Thursday, May 16, 2013

Design Fixation and The City

One development that's undergone much recent study in the field of engineering is the concept of design fixation, the reluctance of a designer to innovate due to their unquestioned adherence to existing ideas or due to the influence of previous designs upon them.

According to a study published by the American Society for Testing and Materials (ASTM), design fixation is often subliminal, and occurring regardless of what instructions are provided to the designer. This often results in a flawed design being, in a large part, copied, despite the designer being told specifically that it is flawed.  

This concept is beginning to manifest itself in several interesting ways in regards to city planning. One of the most apparent is the idea that in order to be competitive and economically resilient, a city should strive on attracting a "creative class" of young professionals, something which recent research shows might not actually work, as opposed to trying to develop one by increasing the quality of education, public services, or low income housing.

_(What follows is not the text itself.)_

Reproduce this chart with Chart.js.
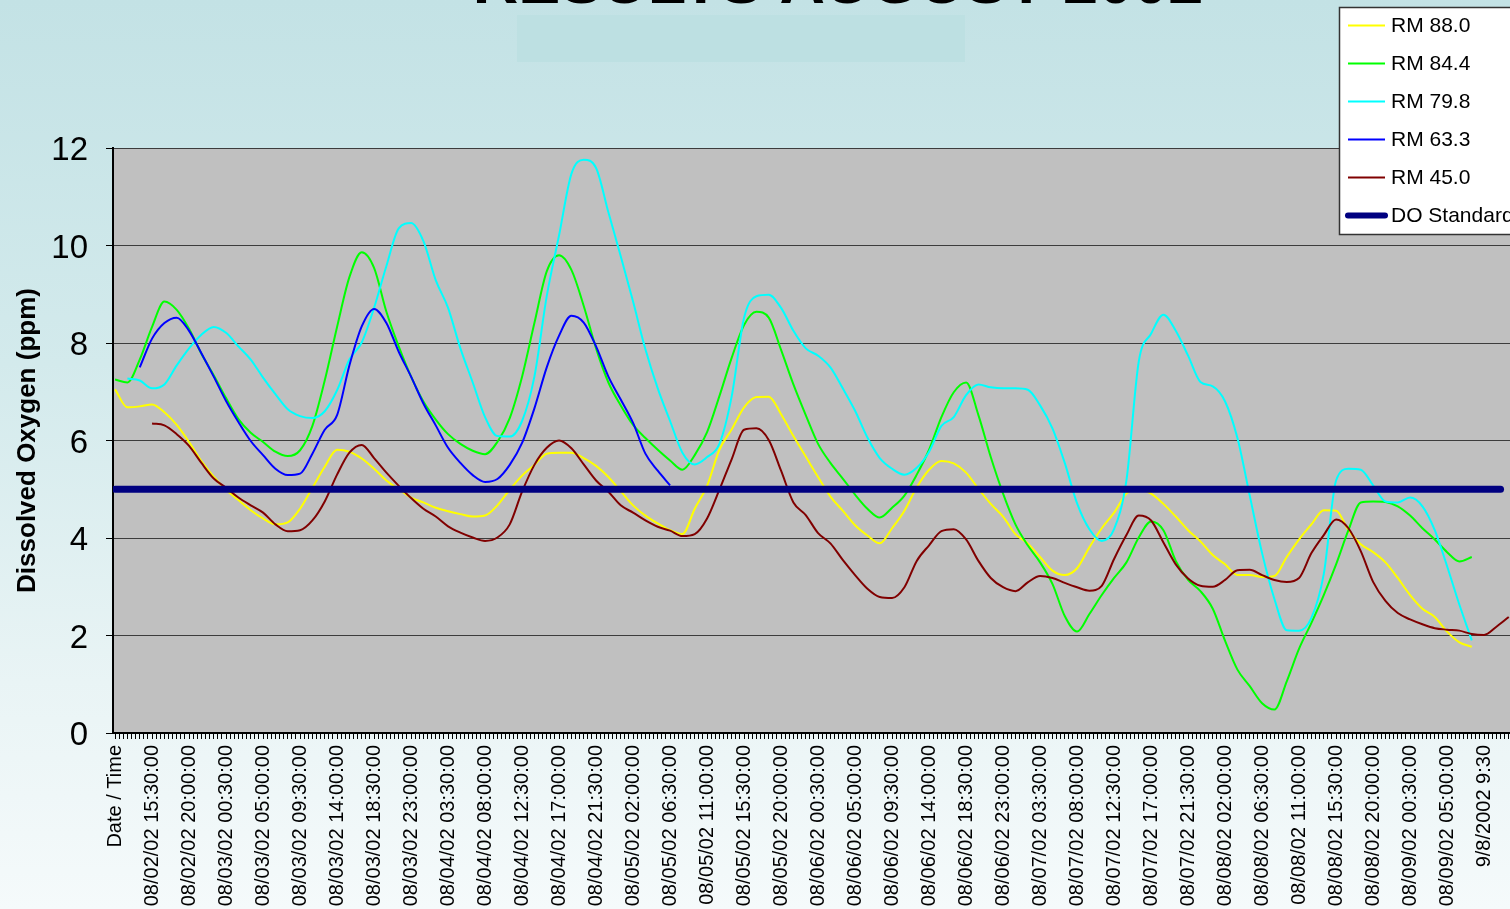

Another way is by cities directly copying aspects of comprehensive plans from other cities without optimization or the understanding of why they were originally developed. A good example of this is the implementation of form-based zoning codes aimed at promoting pedestrian friendliness and mixed uses. This is often seen when cities do not provide a reason or direction for their codes, and implement them over large areas of land instead of applying them to specific neighborhoods.

A good example of this is "new urbanist" suburbs which are composed of rowhouses on a grid plan, but do not exist in a larger context. They must still be accessed by car, and still have minimal connectivity to adjacent roads.  

One of the major flaws of the urban renewal program in the 1950s and 1960s was that it tried to apply standardized solutions to a variety of problems across a variety of cities, itself an expression of design fixation. This approach paid no attention to the peculiarities of the urban environment.

Jane Jacobs discussed several flaws with this approach, most notably, the fact that the design of these developments run counter to the way the street level is actually used by a city's inhabitants. She also noted that the interactions that take place among the residents of a city play a large part in keeping it safe, interesting, and economically competitive. Most importantly, she noted that each city has its own peculiarities which influence these interactions. The peculiarities of one city are different than those of another, and thus a planning solution to a particular problem may work in one city, but not in another.

In order to make a substantial effort at addressing the variety of urban problems that face us, such as poverty, crime, and abandonment, the reasons for them, demographic patters, investment and development rates, policing strategies, and travel patterns, must be thoroughly examined and well understood. In this way, each city is unique. A problem that is fundamentally different in two locations cannot be solved with the same solution.

This is what keeps urban design interesting, and I dare say, what makes it fun.